Below are entries. Give back exactly the lines from the one containing "Give me the Plotly source for this chart." through the one containing "import plotly.graph_objects as go", inclusive, without the pictures.

### Supplied data
## Start

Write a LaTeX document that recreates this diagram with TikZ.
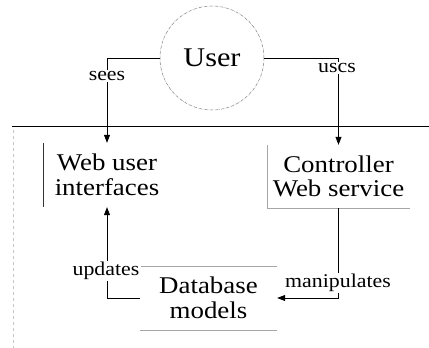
\documentclass[tikz,border=0pt]{standalone}
\usepackage{fontspec}
\setmainfont[FakeStretch=1.12]{Liberation Serif}
\usetikzlibrary{arrows.meta}
\begin{document}
\begin{tikzpicture}[x=1pt,y=-1pt,
  conn/.style={line width=0.7pt,black},
  arr/.style={conn,-{Triangle[length=8pt,width=6pt]}},
  lbl/.style={fill=white,inner sep=1.5pt,font=\fontsize{19.5}{19.5}\selectfont},
  blk/.style={rectangle,align=center,inner sep=0pt,font=\fontsize{24}{24.5}\selectfont},
  bord/.style={line width=0.6pt}
]
\useasboundingbox (0,0) rectangle (429,348);
% separator and left margin line
\draw[line width=0.6pt] (12,126) -- (429,126);
\draw[gray!45,dashed,line width=0.5pt] (13,130) -- (13,348);
% nodes
\node[circle,draw=gray,densely dashdotted,line width=0.5pt,minimum size=104pt,
      font=\fontsize{27}{27}\selectfont] (user) at (212,58) {User};
\node[blk,minimum width=128pt,minimum height=64pt] (wui) at (107,175) {Web user\\interfaces};
\node[blk,minimum width=143pt,minimum height=63pt] (ctrl) at (338.5,176.5) {Controller\\Web service};
\node[blk,minimum width=137pt,minimum height=64pt] (db) at (208.5,298) {Database\\models};
% partial borders
\draw[bord,black!80] (wui.north west) -- (wui.south west);
\draw[bord,gray!70] (ctrl.north west) -- (ctrl.south west) -- (ctrl.south east);
\draw[bord,gray!70] (db.north west) -- (db.north east);
\draw[bord,gray!70] (db.south west) -- (db.south east);
% connectors
\draw[arr] (user.west) -| (wui.north);
\draw[arr] (user.east) -| (ctrl.north);
\draw[arr] (db.west) -| (wui.south);
\draw[arr] (ctrl.south) |- (db.east);
% labels
\node[lbl] (sees) at (107,76) {sees};
\node[lbl] (uses) at (337,68) {uscs};
\node[lbl] (upd) at (106,271) {updates};
\node[lbl] (man) at (338,283) {manipulates};
\end{tikzpicture}
\end{document}
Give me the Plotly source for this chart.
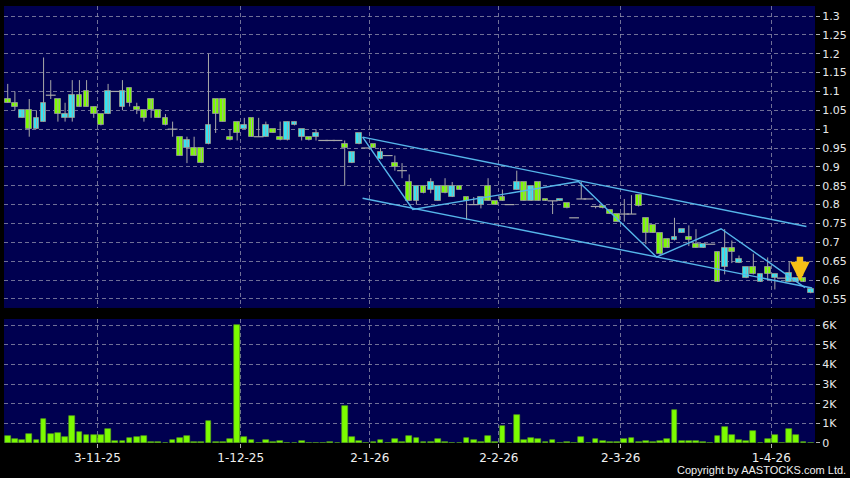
import plotly.graph_objects as go

# daily OHLC (trading-day index 0..112)
open_ = [1.07, 1.06, 1.05, 1.00, 1.03, 1.07, 1.09, 1.04, 1.04, 1.09,
         1.06, 1.06, 1.04, 1.01, 1.10, 1.10, 1.10, 1.07, 1.05, 1.03,
         1.05, 1.03, 1.01, 1.00, 0.93, 0.97, 0.93, 0.91, 1.01, 1.04,
         1.02, 0.97, 0.99, 1.01, 0.98, 0.98, 1.01, 0.99, 0.97, 1.02,
         1.02, 1.00, 0.97, 0.99, 0.97, 0.97, 0.97, 0.95, 0.94, 0.99,
         0.95, 0.95, 0.94, 0.93, 0.90, 0.89, 0.81, 0.85, 0.83, 0.86,
         0.85, 0.83, 0.85, 0.84, 0.81, 0.80, 0.82, 0.81, 0.80, 0.81,
         0.80, 0.86, 0.81, 0.85, 0.81, 0.81, 0.81, 0.815, 0.79, 0.765,
         0.815, 0.815, 0.795, 0.79, 0.775, 0.755, 0.775, 0.775, 0.795, 0.725,
         0.725, 0.67, 0.685, 0.715, 0.735, 0.705, 0.685, 0.695, 0.695, 0.595,
         0.685, 0.675, 0.655, 0.635, 0.615, 0.615, 0.615, 0.615, 0.605, 0.62,
         0.605, 0.595, 0.575]
high = [1.12, 1.10, 1.05, 1.08, 1.05, 1.19, 1.13, 1.08, 1.07, 1.13,
        1.13, 1.13, 1.06, 1.04, 1.12, 1.10, 1.13, 1.11, 1.07, 1.05,
        1.08, 1.05, 1.04, 1.02, 0.98, 0.98, 0.98, 0.95, 1.20, 1.08,
        1.08, 1.00, 1.02, 1.03, 1.03, 1.03, 1.02, 1.00, 1.02, 1.02,
        1.02, 1.00, 0.98, 1.00, 0.97, 0.97, 0.97, 0.97, 0.94, 0.99,
        0.95, 0.96, 0.95, 0.93, 0.93, 0.91, 0.88, 0.85, 0.85, 0.87,
        0.85, 0.87, 0.86, 0.85, 0.82, 0.82, 0.82, 0.87, 0.81, 0.84,
        0.80, 0.89, 0.86, 0.85, 0.86, 0.815, 0.81, 0.815, 0.805, 0.765,
        0.86, 0.815, 0.795, 0.795, 0.785, 0.775, 0.815, 0.825, 0.825, 0.765,
        0.745, 0.725, 0.71, 0.765, 0.735, 0.745, 0.735, 0.695, 0.695, 0.675,
        0.735, 0.705, 0.665, 0.635, 0.67, 0.615, 0.66, 0.615, 0.605, 0.65,
        0.605, 0.605, 0.575]
low = [1.07, 1.05, 1.03, 0.98, 1.00, 1.02, 1.08, 1.02, 1.02, 1.02,
       1.06, 1.06, 1.03, 1.01, 1.04, 1.10, 1.05, 1.06, 1.04, 1.02,
       1.03, 1.03, 1.01, 0.98, 0.93, 0.91, 0.93, 0.91, 0.96, 0.99,
       1.02, 0.97, 0.97, 1.00, 0.98, 0.98, 0.98, 0.99, 0.97, 0.97,
       1.01, 0.97, 0.97, 0.97, 0.97, 0.97, 0.97, 0.85, 0.91, 0.96,
       0.95, 0.95, 0.92, 0.93, 0.89, 0.87, 0.81, 0.80, 0.83, 0.83,
       0.81, 0.83, 0.82, 0.84, 0.76, 0.80, 0.79, 0.81, 0.80, 0.81,
       0.80, 0.84, 0.81, 0.81, 0.81, 0.81, 0.775, 0.81, 0.79, 0.765,
       0.815, 0.815, 0.79, 0.79, 0.775, 0.755, 0.755, 0.775, 0.795, 0.695,
       0.725, 0.665, 0.685, 0.705, 0.725, 0.69, 0.685, 0.685, 0.695, 0.595,
       0.615, 0.645, 0.645, 0.605, 0.615, 0.595, 0.60, 0.575, 0.605, 0.595,
       0.595, 0.595, 0.565]
close = [1.08, 1.07, 1.03, 1.05, 1.00, 1.02, 1.09, 1.08, 1.03, 1.03,
         1.09, 1.10, 1.06, 1.04, 1.04, 1.10, 1.06, 1.11, 1.06, 1.05,
         1.08, 1.05, 1.03, 1.00, 0.98, 0.95, 0.95, 0.95, 0.96, 1.08,
         1.08, 0.98, 1.02, 1.00, 1.03, 0.98, 0.98, 1.00, 0.98, 0.97,
         1.01, 0.98, 0.98, 0.98, 0.97, 0.97, 0.97, 0.96, 0.91, 0.96,
         0.95, 0.96, 0.92, 0.93, 0.91, 0.89, 0.86, 0.81, 0.85, 0.84,
         0.81, 0.85, 0.82, 0.85, 0.82, 0.80, 0.80, 0.85, 0.81, 0.82,
         0.80, 0.84, 0.86, 0.81, 0.86, 0.815, 0.81, 0.81, 0.805, 0.765,
         0.815, 0.815, 0.795, 0.795, 0.785, 0.775, 0.775, 0.775, 0.825, 0.765,
         0.745, 0.725, 0.71, 0.705, 0.725, 0.715, 0.695, 0.685, 0.695, 0.675,
         0.635, 0.685, 0.645, 0.605, 0.635, 0.595, 0.635, 0.605, 0.605, 0.595,
         0.595, 0.605, 0.565]
volume = [340, 220, 170, 456, 170, 1216, 473, 524, 321, 1385,
          540, 389, 422, 422, 726, 85, 100, 236, 304, 338,
          68, 68, 0, 170, 253, 372, 34, 50, 1132, 68,
          68, 203, 6000, 321, 135, 0, 152, 68, 85, 17,
          0, 100, 0, 17, 0, 50, 0, 1892, 321, 100,
          0, 68, 170, 0, 203, 68, 338, 253, 50, 30,
          203, 68, 0, 0, 253, 135, 68, 355, 68, 845,
          0, 1420, 152, 270, 203, 68, 152, 17, 50, 0,
          304, 0, 186, 100, 50, 50, 203, 270, 30, 118,
          50, 118, 203, 1673, 100, 85, 85, 50, 0, 338,
          811, 405, 152, 118, 591, 17, 220, 422, 0, 693,
          389, 34, 20]

tick_labels = ["3-11-25", "1-12-25", "2-1-26", "2-2-26", "2-3-26", "1-4-26"]
tick_pos = [12.5, 32.5, 50.5, 68.5, 85.5, 106.5]
price_ticks = [0.55, 0.6, 0.65, 0.7, 0.75, 0.8, 0.85, 0.9, 0.95, 1.0,
               1.05, 1.1, 1.15, 1.2, 1.25, 1.3]
price_tick_text = ["0.55", "0.6", "0.65", "0.7", "0.75", "0.8", "0.85", "0.9",
                   "0.95", "1", "1.05", "1.1", "1.15", "1.2", "1.25", "1.3"]
vol_ticks = [0, 1000, 2000, 3000, 4000, 5000, 6000]
vol_tick_text = ["0", "1K", "2K", "3K", "4K", "5K", "6K"]

# drawn trend lines (index, price)
upper_x, upper_y = [49.5, 111.4], [0.979, 0.742]
lower_x, lower_y = [49.5, 112.2], [0.817, 0.579]
zig_x = [49.5, 56.5, 79.6, 90.5, 99.5, 111.2]
zig_y = [0.979, 0.787, 0.861, 0.661, 0.736, 0.58]
signal_x, signal_y = 110.5, 0.597

GREEN = "#7cfc00"
CYAN = "#33e4f4"
WICK = "#a8a8a8"
BG = "#000050"
GRID = "rgba(150,150,175,0.75)"

idx = list(range(len(close)))

wx, wy = [], []
for i in idx:
    wx += [i, i, None]
    wy += [low[i], high[i], None]

body_x, body_base, body_h, body_col = [], [], [], []
doji_x, doji_y = [], []
for i in idx:
    if close[i] == open_[i]:
        doji_x.append(i)
        doji_y.append(close[i])
    else:
        body_x.append(i)
        body_base.append(min(open_[i], close[i]))
        body_h.append(abs(close[i] - open_[i]))
        body_col.append(GREEN if close[i] > open_[i] else CYAN)

fig = go.Figure()
fig.add_trace(go.Scatter(x=wx, y=wy, mode="lines", line=dict(color=WICK, width=1),
                         hoverinfo="skip", xaxis="x", yaxis="y"))
fig.add_trace(go.Bar(x=body_x, y=body_h, base=body_base, width=0.8,
                     marker=dict(color=body_col, line=dict(color="rgba(140,150,140,0.9)", width=1)),
                     xaxis="x", yaxis="y"))
fig.add_trace(go.Scatter(x=doji_x, y=doji_y, mode="markers",
                         marker=dict(symbol="line-ew", size=7, line=dict(color=WICK, width=1.2)),
                         xaxis="x", yaxis="y"))

line_style = dict(color="#56b6ea", width=1.4)
fig.add_trace(go.Scatter(x=upper_x, y=upper_y, mode="lines", line=line_style, xaxis="x", yaxis="y"))
fig.add_trace(go.Scatter(x=lower_x, y=lower_y, mode="lines", line=line_style, xaxis="x", yaxis="y"))
fig.add_trace(go.Scatter(x=zig_x, y=zig_y, mode="lines", line=line_style, xaxis="x", yaxis="y"))

fig.add_trace(go.Bar(x=idx, y=volume, width=0.8,
                     marker=dict(color=GREEN, line=dict(color="#5aa51a", width=0.6)),
                     xaxis="x2", yaxis="y2"))

# sell signal arrow
fig.add_annotation(x=signal_x, y=signal_y, xref="x", yref="y", ax=0, ay=-26,
                   showarrow=True, arrowhead=2, arrowsize=0.6, arrowwidth=6.5,
                   arrowcolor="#f5c016", text="")

fig.add_annotation(text="Copyright by AASTOCKS.com Ltd.", xref="paper", yref="paper",
                   x=1, y=-0.062, xshift=33, xanchor="right", yanchor="middle",
                   showarrow=False, font=dict(family="Liberation Sans", size=11, color="#f0f0f0"))

xcommon = dict(range=[-0.52, 112.6], tickvals=tick_pos, showgrid=True, gridcolor=GRID,
               griddash="4px,3px", gridwidth=1, zeroline=False, showline=False, automargin=False)
ycommon = dict(side="right", showgrid=True, gridcolor=GRID, griddash="4px,3px", gridwidth=1,
               zeroline=False, showline=False, ticks="outside", ticklen=4, tickcolor="#b0b0b0",
               tickfont=dict(family="DejaVu Sans", size=11, color="#e8e8e8"), automargin=False)

fig.update_layout(
    width=850, height=478,
    margin=dict(l=4, r=35, t=6, b=35, pad=0),
    paper_bgcolor="black", plot_bgcolor=BG,
    showlegend=False, barmode="overlay", bargap=0,
    xaxis=dict(**xcommon, anchor="y", showticklabels=False, ticks=""),
    yaxis=dict(**ycommon, domain=[0.309, 1], range=[0.526, 1.3265],
               tickvals=price_ticks, ticktext=price_tick_text),
    xaxis2=dict(**xcommon, anchor="y2", matches="x", ticktext=tick_labels, ticks="outside",
                ticklen=4, tickcolor="#b0b0b0",
                tickfont=dict(family="DejaVu Sans", size=12, color="#f0f0f0")),
    yaxis2=dict(**ycommon, domain=[0, 0.2838], range=[0, 6310],
                tickvals=vol_ticks, ticktext=vol_tick_text),
)

# the page's default 8px body margin would shift the chart
fig.write_html("out.html", config={"displayModeBar": False},
               post_script="document.body.style.margin='0';document.body.style.background='black';")
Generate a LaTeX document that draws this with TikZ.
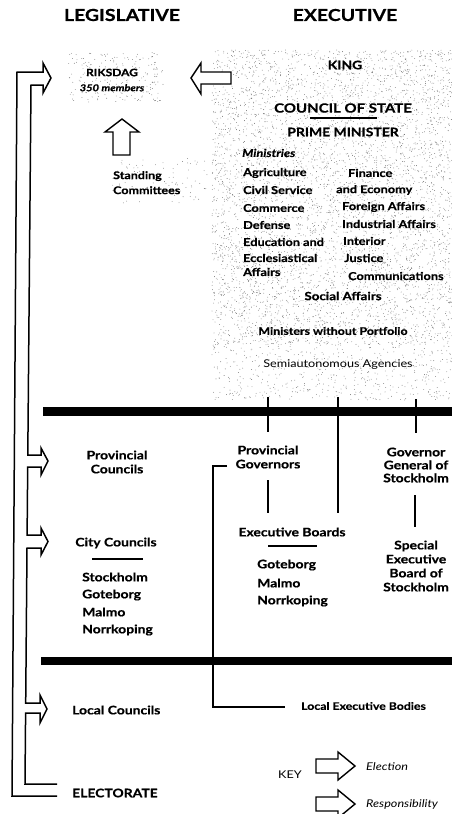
\documentclass[tikz,border=0pt]{standalone}
\usepackage{fontspec}
\setmainfont{Lato}[FakeStretch=1.18, BoldFeatures={FakeBold=0.6}, BoldItalicFeatures={FakeBold=0.6}]
\begin{document}
\begin{tikzpicture}[x=1pt,y=-1pt,
  title/.style={font=\bfseries\fontsize{16.5}{18}\selectfont, inner sep=0pt},
  lab/.style={font=\bfseries\fontsize{11.8}{14}\selectfont, inner sep=1pt, align=center},
  labl/.style={lab, inner sep=0pt, anchor=west, align=left},
  mlab/.style={font=\bfseries\fontsize{10.8}{14}\selectfont, inner sep=0pt, anchor=west, align=left},
  plain/.style={font=\fontsize{10.7}{13}\selectfont, inner sep=0pt},
  rule/.style={line width=1.3pt},
  bar/.style={fill=black},
  blockarrow/.style={draw, line width=1.4pt, fill=white, line join=miter},
  stip/.style={fill=black!55}]
\useasboundingbox (0,0) rectangle (452,814);
\clip (0,0) rectangle (452,814);

% stippled tone behind the executive block and the Riksdag
\pgfmathsetseed{42}
\foreach \i in {1,...,5200}{
  \pgfmathsetmacro\sx{212+240*rnd}\pgfmathsetmacro\sy{50+295*rnd}
  \fill[stip] (\sx,\sy) circle (0.42);}
\foreach \i in {1,...,500}{
  \pgfmathsetmacro\sx{212+240*rnd}\pgfmathsetmacro\sy{345+55*rnd}
  \fill[stip] (\sx,\sy) circle (0.42);}
\foreach \i in {1,...,220}{
  \pgfmathsetmacro\sx{68+95*rnd}\pgfmathsetmacro\sy{52+50*rnd}
  \fill[stip] (\sx,\sy) circle (0.42);}
\foreach \i in {1,...,90}{
  \pgfmathsetmacro\sx{112+95*rnd}\pgfmathsetmacro\sy{158+45*rnd}
  \fill[stip] (\sx,\sy) circle (0.42);}

% column headings
\node[title] (leg) at (122,15) {LEGISLATIVE};
\node[title] (exe) at (345,15) {EXECUTIVE};

% legislative side
\node[lab, font=\bfseries\fontsize{10.2}{12}\selectfont] (riksdag) at (112,80)
  {RIKSDAG\\[3pt]{\fontsize{9.4}{11}\selectfont\textit{350 members}}};
\node[labl, anchor=north west, font=\bfseries\fontsize{10.6}{15}\selectfont] (standing) at (113,171) {Standing\\Committees};
\node[lab] (provc) at (117,462) {Provincial\\Councils};
\node[lab] (cityc) at (116,543) {City Councils};
\coordinate (cityL) at (92,559);
\coordinate (cityR) at (143,559);
\node[labl] (stock) at (82,577) {Stockholm};
\node[labl] (gote) at (82,595) {Goteborg};
\node[labl] (malmo) at (82,612) {Malmo};
\node[labl] (norr) at (82,630) {Norrkoping};
\node[labl] (localc) at (72,710) {Local Councils};
\node[labl] (elect) at (72,793) {ELECTORATE};

% executive side
\node[lab] (king) at (345,65) {KING};
\node[lab, font=\bfseries\fontsize{12.7}{14}\selectfont] (council) at (343,108) {COUNCIL OF STATE};
\coordinate (csL) at (310,118);
\coordinate (csR) at (377,118);
\node[lab] (pm) at (343,132) {PRIME MINISTER};
\node[mlab] (ministries) at (242,153) {\textit{Ministries}};
\node[mlab] (m1) at (243,173) {Agriculture};
\node[mlab] (m2) at (243,190) {Civil Service};
\node[mlab] (m3) at (243,208) {Commerce};
\node[mlab] (m4) at (243,225) {Defense};
\node[mlab] (m5) at (243,242) {Education and};
\node[mlab] (m6) at (243,258) {Ecclesiastical};
\node[mlab] (m7) at (243,272) {Affairs};
\node[mlab] (n1) at (348,173) {Finance};
\node[mlab] (n2) at (336,190) {and Economy};
\node[mlab] (n3) at (342,207) {Foreign Affairs};
\node[mlab] (n4) at (342,224) {Industrial Affairs};
\node[mlab] (n5) at (343,241) {Interior};
\node[mlab] (n6) at (344,258) {Justice};
\node[mlab] (n7) at (348,276) {Communications};
\node[lab, font=\bfseries\fontsize{11.3}{14}\selectfont] (social) at (343,296) {Social Affairs};
\node[lab, font=\bfseries\fontsize{10.5}{14}\selectfont] (mwp) at (333,331) {Ministers without Portfolio};
\node[plain] (semi) at (338,365) {Semiautonomous Agencies};

\node[lab] (provg) at (268,457) {Provincial\\Governors};
\node[lab, font=\bfseries\fontsize{11.8}{13}\selectfont] (govgen) at (416,465) {Governor\\General of\\Stockholm};
\node[lab] (exboards) at (292,532) {Executive Boards};
\coordinate (ebL) at (268,546);
\coordinate (ebR) at (317,546);
\node[labl] (eg) at (257,565) {Goteborg};
\node[labl] (em) at (257,583) {Malmo};
\node[labl] (en) at (257,601) {Norrkoping};
\node[lab] (special) at (416,566) {Special\\Executive\\Board of\\Stockholm};
\node[labl, font=\bfseries\fontsize{10.4}{14}\selectfont] (localex) at (301,706) {Local Executive Bodies};

% key
\node[plain] (key) at (290,775) {KEY};
\node[plain, anchor=west] (kelect) at (366,767) {\textit{Election}};
\node[plain, anchor=west] (kresp) at (366,804) {\textit{Responsibility}};

% level dividers
\fill[bar] (43,407) rectangle (452,416);
\fill[bar] (41,657) rectangle (452,665);

% short rules under headings
\draw[rule] (csL) -- (csR);
\draw[rule] (cityL) -- (cityR);
\draw[rule] (ebL) -- (ebR);

% lines of responsibility
\coordinate (agA) at (268,397);
\coordinate (agB) at (338,397);
\coordinate (agC) at (416,399);
\coordinate (pgTop) at (268,432);
\coordinate (pgBot) at (268,480);
\coordinate (ebTop) at (268,513);
\coordinate (ebTop2) at (338,513);
\coordinate (ggTop) at (416,433);
\coordinate (ggBot) at (415,495);
\coordinate (spTop) at (415,527);
\coordinate (pgLeft) at (227,466);
\coordinate (lebEnd) at (285,707);
\draw[rule] (agA) -- (pgTop);
\draw[rule] (agB) -- (ebTop2);
\draw[rule] (agC) -- (ggTop);
\draw[rule] (pgBot) -- (ebTop);
\draw[rule] (ggBot) -- (spTop);
\draw[rule] (pgLeft) -- (213,466) -- (213,707) -- (lebEnd);

% election channel from the electorate up to each council
\draw[line width=1.5pt, line join=miter]
  (57,796) -- (12,796) -- (17,72) -- (43,72) -- (43,63) -- (51,78) -- (43,93) -- (43,85) -- (31,85)
  -- (27.8,455) -- (41,455) -- (41,448) -- (48,461) -- (41,475) -- (41,467) -- (27.7,467)
  -- (27.1,535) -- (41,535) -- (41,528) -- (48,541.5) -- (41,555) -- (41,548) -- (27,548)
  -- (25.7,703) -- (40,703) -- (40,695) -- (47,709) -- (40,723) -- (40,713) -- (25.6,713)
  -- (25,784) -- (57,784);

% responsibility of the executive to the Riksdag
\draw[blockarrow] (231,72) -- (201,72) -- (201,63) -- (191,78) -- (201,94) -- (201,84) -- (231,84) -- cycle;
% committees report to the Riksdag
\draw[blockarrow] (113,155) -- (113,132) -- (105,132) -- (122,119) -- (139,132) -- (130,132) -- (130,155) -- cycle;

% key arrows
\draw[blockarrow] (316,759) -- (338,759) -- (338,752) -- (355,766) -- (338,780) -- (338,773) -- (316,773) -- cycle;
\draw[blockarrow] (316,797) -- (338,797) -- (338,790) -- (355,804) -- (338,818) -- (338,811) -- (316,811) -- cycle;
\end{tikzpicture}
\end{document}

## End

### Written answer
Give me the Plotly source for this chart.
import plotly.graph_objects as go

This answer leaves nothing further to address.